Fast‑forward to 1995. His daughter now has a daughter of her own, Else. During a visit to Papa/Grandpa, it becomes clear that the relationship between father and daughter is strained. They try their best, but small irritations keep bubbling up. When Else asks her mother why Grandpa speaks so little, her mother replies: “I don’t know. He was already like that when we were little. Maybe it has something to do with the war. He went through terrible things, but he never talked about them. And we didn’t ask. Nobody asked.”

At that moment, Else decides that she will ask. She suggests interviewing him about the war. After some hesitation, he agrees. During the interview, Else first has to break through a series of evasions. Jaap struggles to truly tell what he experienced: he claims he has forgotten things, slips into the tone of a schoolmaster reciting facts, offers tea, offers cookies, more tea…

Eventually he opens up and tells her what happened. When Else leaves hours later, she asks one final question: “Grandpa, what was it like to finally come home after the war?”
In the days that follow, that question triggers a process of reliving, nightmares, and ultimately insight and catharsis. He realizes that no one back then had truly wanted to hear what he had been through. Worse still: because of the reactions of those around him – and of postwar politics – he had developed a sense of shame. He made himself small and invisible. The fact that Else wanted to hear his story – and even received an A for her school project – felt like the beginning of recognition.

“I asked if that MUSIC COULD BE TURNED DOWN!!!”
Daughter: Even as we grew older, the war never seemed far away.
The news Anchor on television: Today, at the age of 71, Joseph Kotalla died in his cell in the prison of Breda. Kotalla, also known as…
Jaap: the Executioner of Amersfoort! That was about time!

Jaap, reacting to a newspaper article: Release him!? Have they completely lost their minds?
Daughter: Fortunately, he had his scrapbooks. He cut out everything about the war and pasted it in. He could spend hours on them. Those scrapbooks – they always calmed him down.
Jaap: But tell me, Else… at school you must have learned a thing or two about the war as well. So you already know something about the concentration camps in Germany and Poland.

Jaap starts talking like a schoolteacher reciting facts, but as he speaks, he grows increasingly furious.
Else: Would you like another cup of tea, Grandpa?
Jaap: Lovely, sweety.
Jaap: On June 11, 1945, I finally came home again.
Jaap, thinking by himself: She’s growing up so fast.

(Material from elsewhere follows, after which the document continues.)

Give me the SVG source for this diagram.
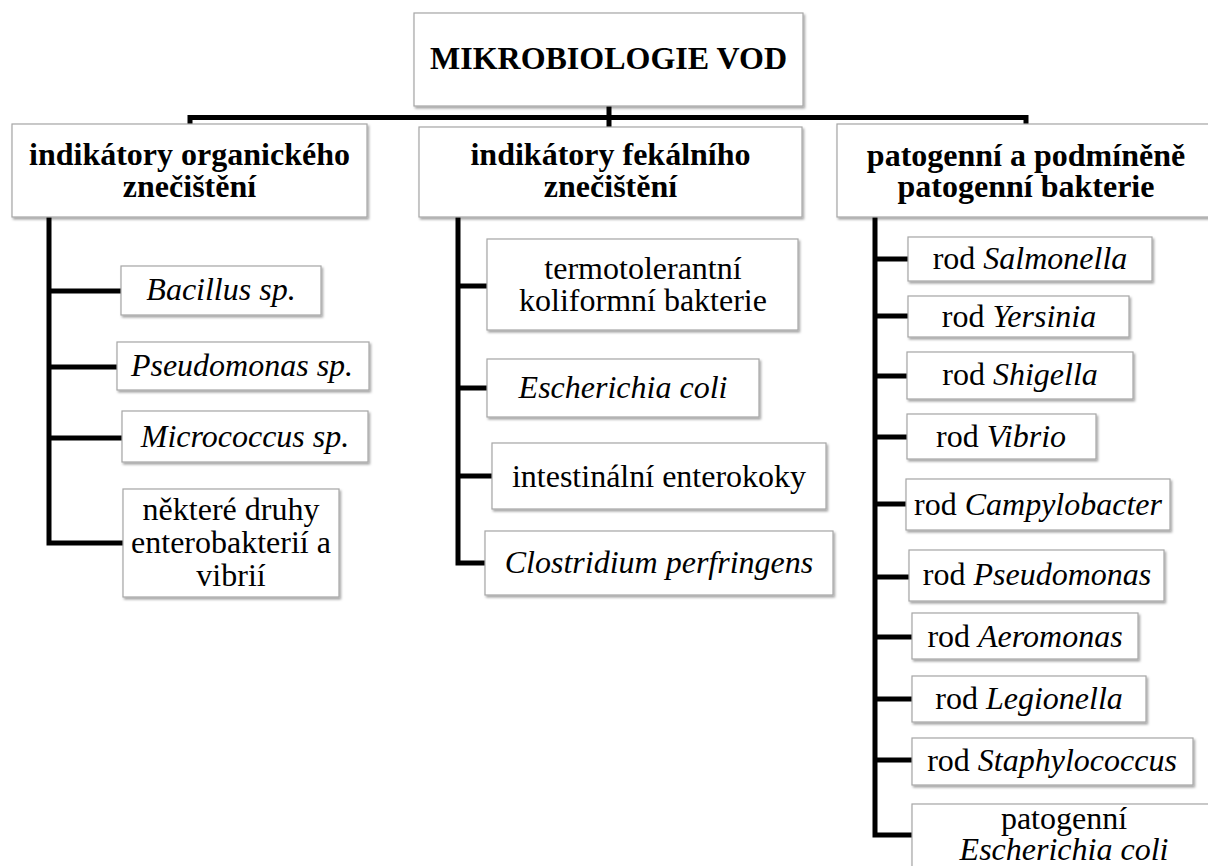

A school project about the war. Luckily, I was able to give her plenty of information. Phew – perhaps even a bit too much information?
Jaap returns to what is left of Kamp Amersfoort, the former concentration camp, and remembers the roll-call square.
Jaap, thinking by himself: And even though we stood there with dozen – hundreds – of people…
I felt utterly alone.
Jaap visits a reunion together with Else and there he meets the fiancée of his former comrade. Now he can finally tell what had happened to him.
 
In the years after the interview and the reunion, Jaap grew a little smaller. But he felt bigger.
Jaap passed away on 3 July 2004.




Fast‑forward to today. The Second World War is now 81 years behind us. And yet this story still resonates deeply. Knowing that roughly 20% of the Dutch working population during the war were forced labourers, nearly every family was affected. And again and again I hear the same thing: “My father/grandfather was a forced labourer too, and he never spoke about it either.”
With everything happening in the world right now, this story teaches us something: silence does not help; painful memories do not disappear because we avoid them. Asking questions and listening to someone’s story is a modest gesture, but it can help someone feel seen – and may help, even a little, in processing (war) trauma.